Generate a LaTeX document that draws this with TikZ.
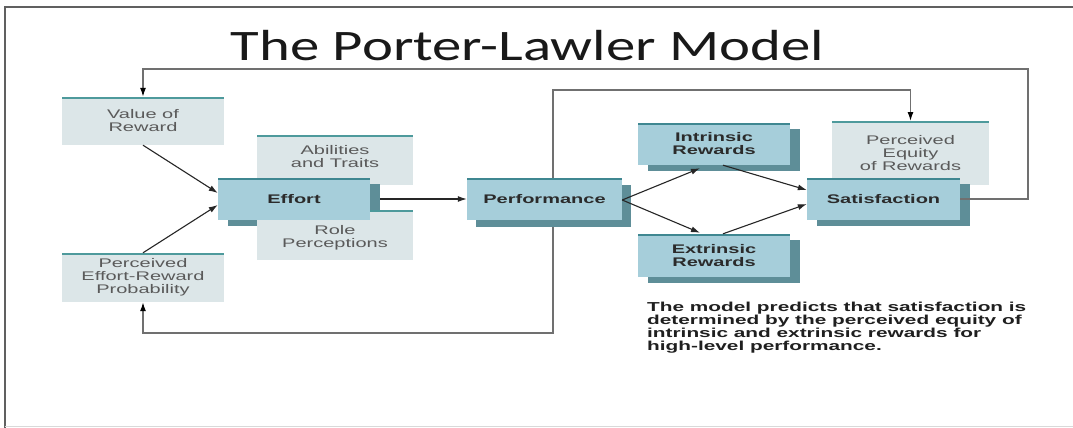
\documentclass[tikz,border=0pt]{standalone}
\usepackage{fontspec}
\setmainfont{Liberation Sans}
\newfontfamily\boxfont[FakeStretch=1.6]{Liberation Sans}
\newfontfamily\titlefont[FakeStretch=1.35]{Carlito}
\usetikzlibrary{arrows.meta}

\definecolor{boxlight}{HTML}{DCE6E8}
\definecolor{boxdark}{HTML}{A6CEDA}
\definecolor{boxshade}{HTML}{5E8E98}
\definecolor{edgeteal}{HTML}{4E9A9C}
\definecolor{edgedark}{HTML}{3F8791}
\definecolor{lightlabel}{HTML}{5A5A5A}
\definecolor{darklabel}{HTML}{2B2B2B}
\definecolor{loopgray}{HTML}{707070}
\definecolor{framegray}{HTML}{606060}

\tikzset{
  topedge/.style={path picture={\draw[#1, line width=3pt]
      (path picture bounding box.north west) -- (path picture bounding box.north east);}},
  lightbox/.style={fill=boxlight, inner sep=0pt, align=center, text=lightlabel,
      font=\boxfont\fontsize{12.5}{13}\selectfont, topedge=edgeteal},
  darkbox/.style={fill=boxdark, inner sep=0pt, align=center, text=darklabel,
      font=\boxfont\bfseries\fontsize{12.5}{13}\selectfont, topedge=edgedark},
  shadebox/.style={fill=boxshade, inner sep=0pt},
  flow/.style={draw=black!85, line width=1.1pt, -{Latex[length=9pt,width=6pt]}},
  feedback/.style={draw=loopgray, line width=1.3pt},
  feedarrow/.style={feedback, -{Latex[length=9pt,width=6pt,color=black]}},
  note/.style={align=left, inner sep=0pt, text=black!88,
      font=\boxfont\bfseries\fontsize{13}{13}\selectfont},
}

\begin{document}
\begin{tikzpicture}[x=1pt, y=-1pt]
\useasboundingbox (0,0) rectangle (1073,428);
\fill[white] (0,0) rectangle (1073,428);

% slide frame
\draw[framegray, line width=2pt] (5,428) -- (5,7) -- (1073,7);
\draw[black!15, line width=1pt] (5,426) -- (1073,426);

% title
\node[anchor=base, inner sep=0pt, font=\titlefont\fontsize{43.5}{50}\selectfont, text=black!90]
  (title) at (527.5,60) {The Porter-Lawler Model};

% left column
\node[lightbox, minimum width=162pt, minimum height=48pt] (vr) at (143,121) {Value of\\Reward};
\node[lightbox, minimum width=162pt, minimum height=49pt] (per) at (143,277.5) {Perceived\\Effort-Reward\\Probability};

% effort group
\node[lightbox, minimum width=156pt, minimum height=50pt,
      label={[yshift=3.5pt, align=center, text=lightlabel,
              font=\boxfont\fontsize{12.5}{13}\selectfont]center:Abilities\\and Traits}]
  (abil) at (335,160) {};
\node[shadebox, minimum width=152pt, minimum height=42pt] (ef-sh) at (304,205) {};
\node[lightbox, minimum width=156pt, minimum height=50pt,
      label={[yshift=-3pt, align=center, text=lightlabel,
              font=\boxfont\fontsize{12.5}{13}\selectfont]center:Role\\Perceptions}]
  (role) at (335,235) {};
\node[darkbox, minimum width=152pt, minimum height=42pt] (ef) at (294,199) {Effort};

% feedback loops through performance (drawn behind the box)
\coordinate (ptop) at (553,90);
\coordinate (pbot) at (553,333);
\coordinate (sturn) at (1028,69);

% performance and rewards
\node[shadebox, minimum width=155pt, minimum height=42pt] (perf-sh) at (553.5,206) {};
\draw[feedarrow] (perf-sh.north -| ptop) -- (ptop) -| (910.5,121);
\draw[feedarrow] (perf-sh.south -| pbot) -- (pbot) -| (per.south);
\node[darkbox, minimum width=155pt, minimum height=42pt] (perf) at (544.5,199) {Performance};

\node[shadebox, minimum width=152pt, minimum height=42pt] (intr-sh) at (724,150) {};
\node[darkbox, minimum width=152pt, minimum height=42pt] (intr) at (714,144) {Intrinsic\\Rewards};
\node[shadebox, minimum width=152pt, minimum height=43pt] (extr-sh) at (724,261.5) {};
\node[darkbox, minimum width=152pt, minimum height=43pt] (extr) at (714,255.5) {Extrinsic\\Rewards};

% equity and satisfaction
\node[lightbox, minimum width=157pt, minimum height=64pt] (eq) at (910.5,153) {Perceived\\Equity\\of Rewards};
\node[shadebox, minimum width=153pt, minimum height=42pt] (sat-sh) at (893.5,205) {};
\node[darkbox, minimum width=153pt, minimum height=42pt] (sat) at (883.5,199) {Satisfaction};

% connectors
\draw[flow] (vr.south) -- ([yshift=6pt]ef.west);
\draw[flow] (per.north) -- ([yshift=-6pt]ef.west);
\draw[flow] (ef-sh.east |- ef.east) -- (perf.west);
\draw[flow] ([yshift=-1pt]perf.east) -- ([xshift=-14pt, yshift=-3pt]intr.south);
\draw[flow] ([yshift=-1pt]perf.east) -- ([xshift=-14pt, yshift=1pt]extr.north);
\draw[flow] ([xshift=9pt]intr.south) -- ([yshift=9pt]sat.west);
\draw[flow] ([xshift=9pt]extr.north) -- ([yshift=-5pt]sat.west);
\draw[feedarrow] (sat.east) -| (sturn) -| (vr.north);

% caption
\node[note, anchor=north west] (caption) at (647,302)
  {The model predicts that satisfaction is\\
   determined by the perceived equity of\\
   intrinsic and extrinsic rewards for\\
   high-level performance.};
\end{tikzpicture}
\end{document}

AIM OF THE EXERCISE
Print the data above verbatim from the first line through the line holding "(5,426) -- (1073,426);", leaving every picture out.

RIGHT ANSWER
Generate a LaTeX document that draws this with TikZ.
\documentclass[tikz,border=0pt]{standalone}
\usepackage{fontspec}
\setmainfont{Liberation Sans}
\newfontfamily\boxfont[FakeStretch=1.6]{Liberation Sans}
\newfontfamily\titlefont[FakeStretch=1.35]{Carlito}
\usetikzlibrary{arrows.meta}

\definecolor{boxlight}{HTML}{DCE6E8}
\definecolor{boxdark}{HTML}{A6CEDA}
\definecolor{boxshade}{HTML}{5E8E98}
\definecolor{edgeteal}{HTML}{4E9A9C}
\definecolor{edgedark}{HTML}{3F8791}
\definecolor{lightlabel}{HTML}{5A5A5A}
\definecolor{darklabel}{HTML}{2B2B2B}
\definecolor{loopgray}{HTML}{707070}
\definecolor{framegray}{HTML}{606060}

\tikzset{
  topedge/.style={path picture={\draw[#1, line width=3pt]
      (path picture bounding box.north west) -- (path picture bounding box.north east);}},
  lightbox/.style={fill=boxlight, inner sep=0pt, align=center, text=lightlabel,
      font=\boxfont\fontsize{12.5}{13}\selectfont, topedge=edgeteal},
  darkbox/.style={fill=boxdark, inner sep=0pt, align=center, text=darklabel,
      font=\boxfont\bfseries\fontsize{12.5}{13}\selectfont, topedge=edgedark},
  shadebox/.style={fill=boxshade, inner sep=0pt},
  flow/.style={draw=black!85, line width=1.1pt, -{Latex[length=9pt,width=6pt]}},
  feedback/.style={draw=loopgray, line width=1.3pt},
  feedarrow/.style={feedback, -{Latex[length=9pt,width=6pt,color=black]}},
  note/.style={align=left, inner sep=0pt, text=black!88,
      font=\boxfont\bfseries\fontsize{13}{13}\selectfont},
}

\begin{document}
\begin{tikzpicture}[x=1pt, y=-1pt]
\useasboundingbox (0,0) rectangle (1073,428);
\fill[white] (0,0) rectangle (1073,428);

% slide frame
\draw[framegray, line width=2pt] (5,428) -- (5,7) -- (1073,7);
\draw[black!15, line width=1pt] (5,426) -- (1073,426);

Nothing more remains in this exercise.